After her 2012 graduation from the Russian State University of Cinematography and a number of years spent working in the Russian film industry, Adelskaya has gradually shifted to the art world, earning a BA (Hons) in Fine Art (1st class) at the University of Hertfordshire and relocated to London in 2019.

Her work has been shown in Russia and Asia, amongst them the Moscow Biennale of Contemporary Art 2019, and the CICA Museum in South Korea, where her work ’Blurring' (2017) has been acquired as part of the CICA Museum’s permanent collection.

Adelskaya’s work 'Heavy Breathing' is currently on display at the Royal Academy Summer Exhibition 2020 in London.


I’ve always considered my artistic practice closer to alchemy.

Through non-traditional methods of art-making, such as burning, melting or dissolving, I explore materials’ potentiality and their physical properties.

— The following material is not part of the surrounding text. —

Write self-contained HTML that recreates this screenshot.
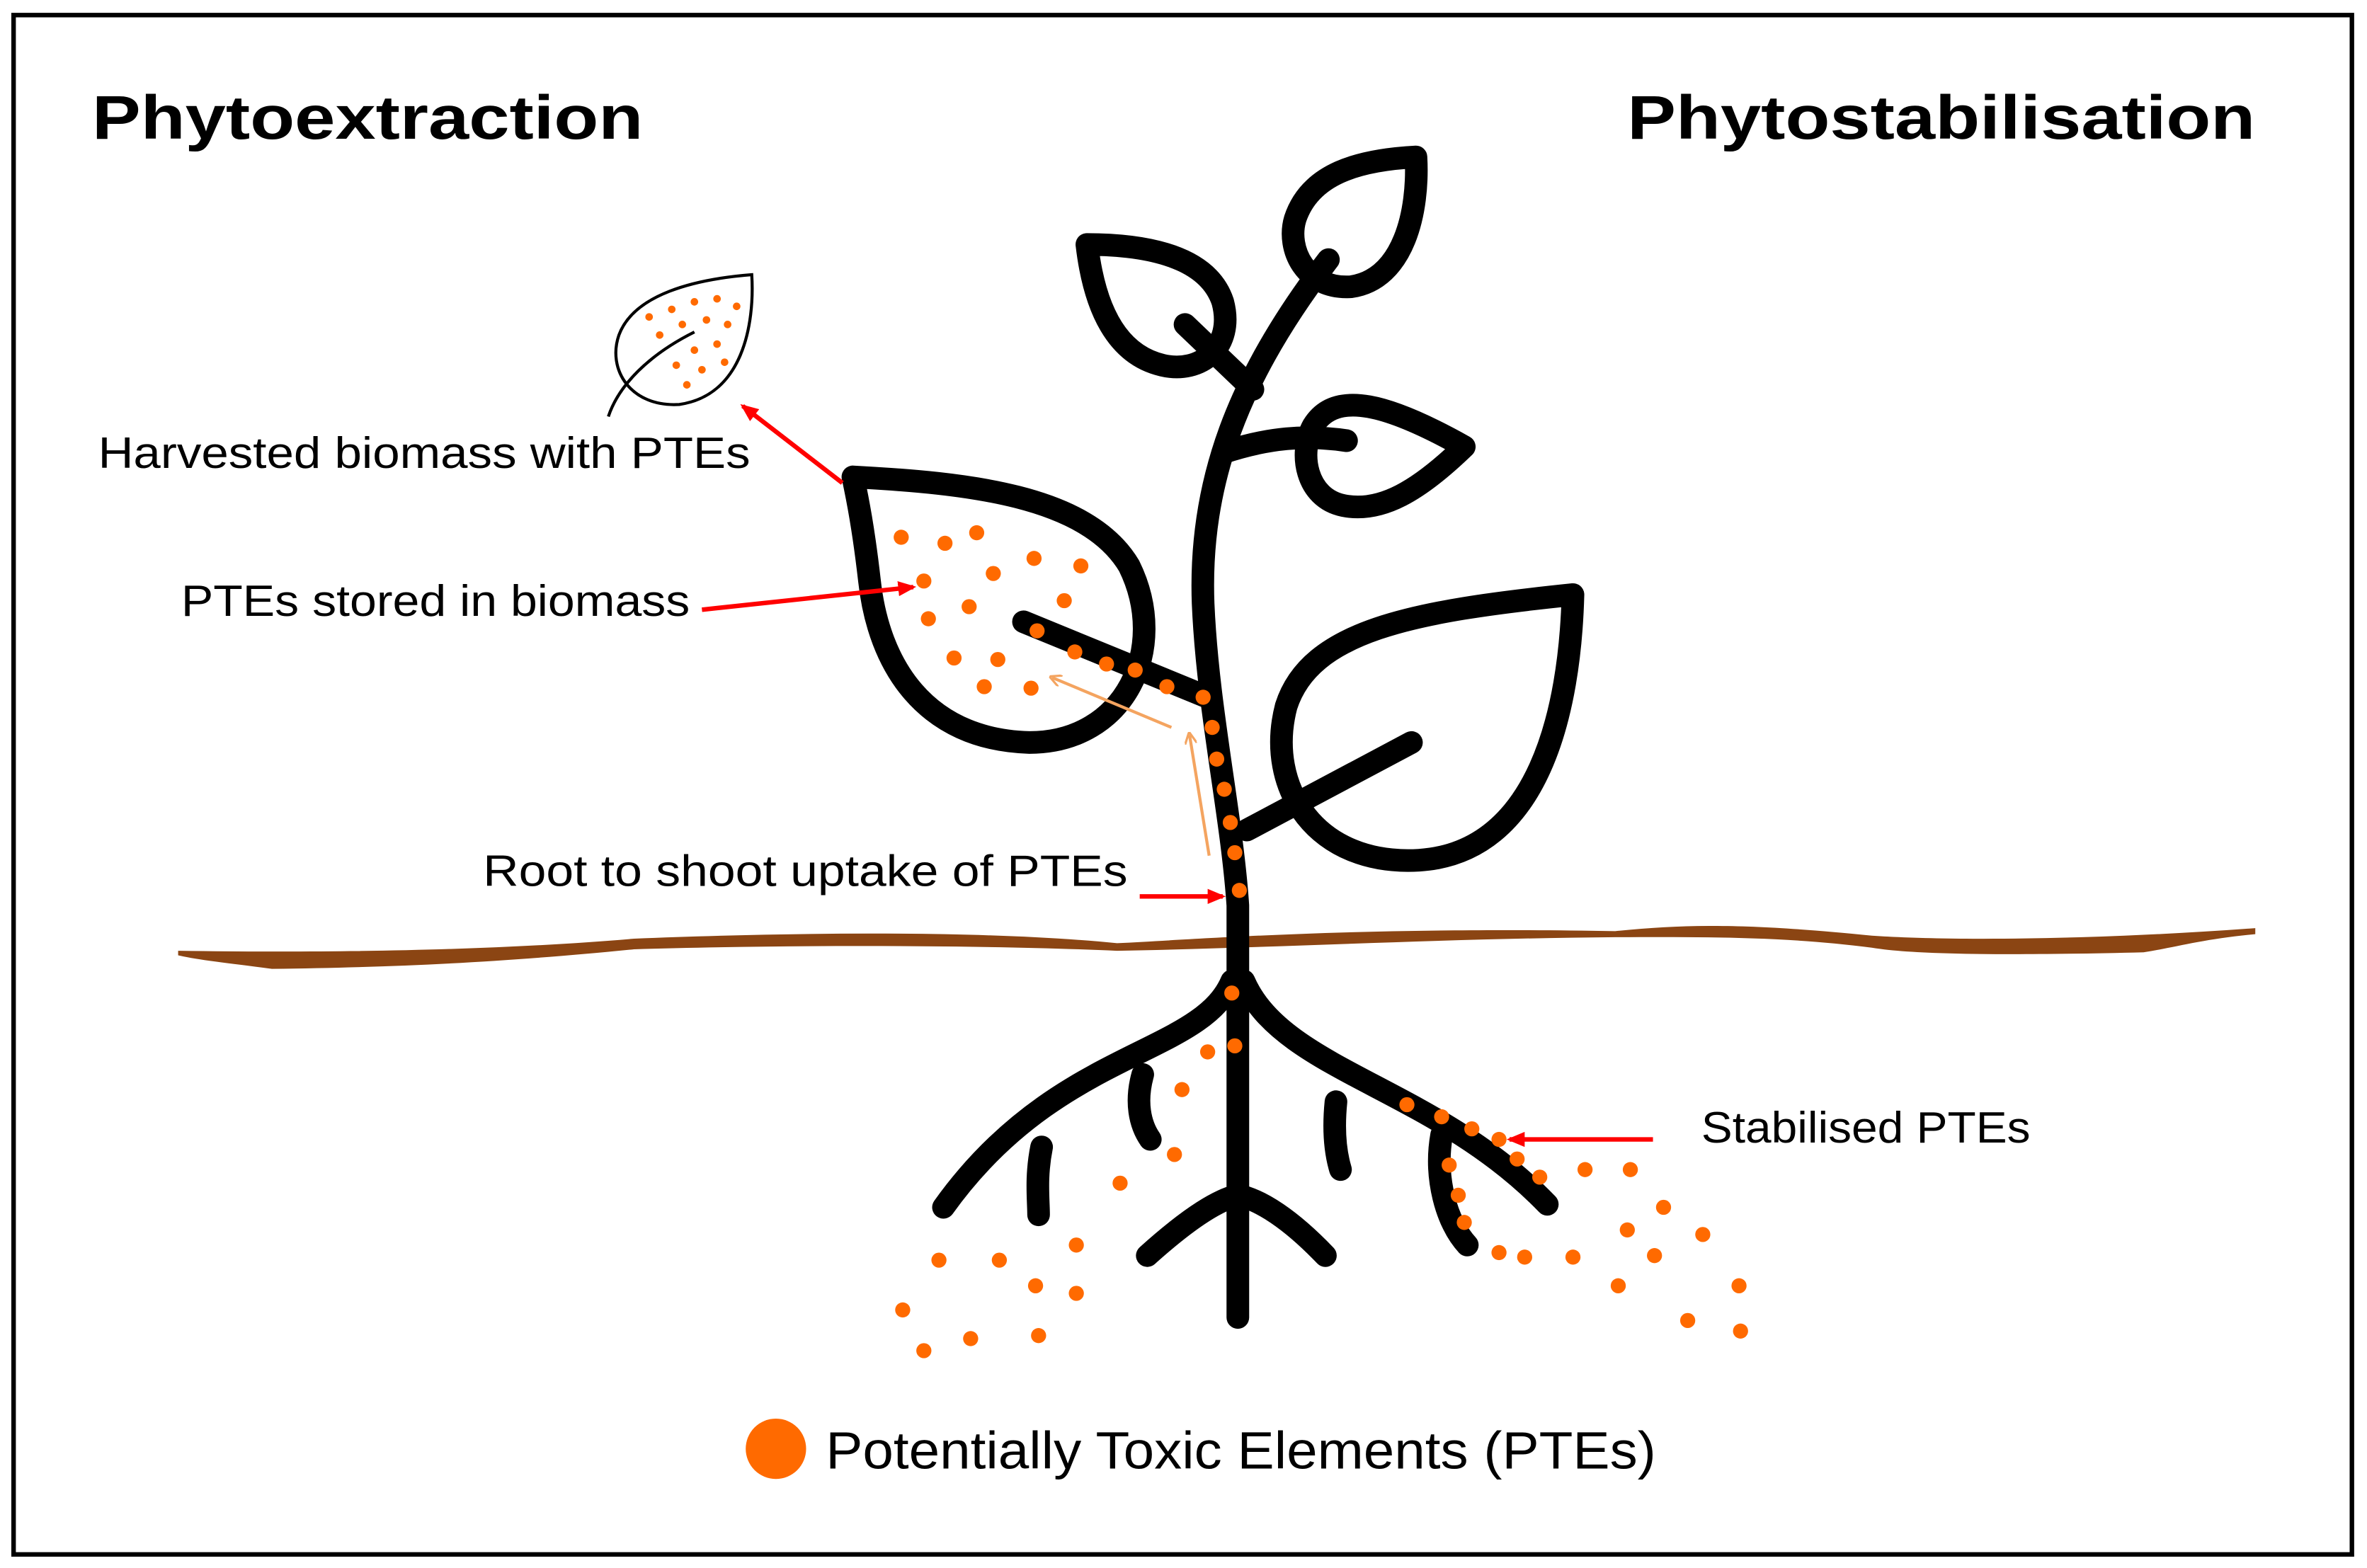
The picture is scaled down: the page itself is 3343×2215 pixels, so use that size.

For me transformation is more than a mere chemical process: it imbues both the present experience and its historical evolution. When I use fire, it’s more than just burning, it’s a journey through the way fire has changed from pure uncontrolled energy to a harnessed tool; it’s more than just entropy, it’s a revelation of nature’s uncanny beauty.

By mixing traditional organic mediums (watercolour, clay) with modern synthetic materials (polyester fabric), I investigate the notion of contemporary sculpture. In my burnt textile objects, I see something beautiful and ugly, something ‘Uncanny’ or even some elements of ‘Convulsive Beauty’, in which a sculpture presents a singular aesthetic form. I like to blur the boundaries between 2D and 3D form. For example, the wall object ‘Heavy Breathing’ (2018) is in fact both a sculpture and a painted canvas, drawn with watercolour and carved by fire.

The change of state fascinates me.

Matter transformation is part of our existence, it’s life itself. — We adapt, thrive and decay in a constant flow of change.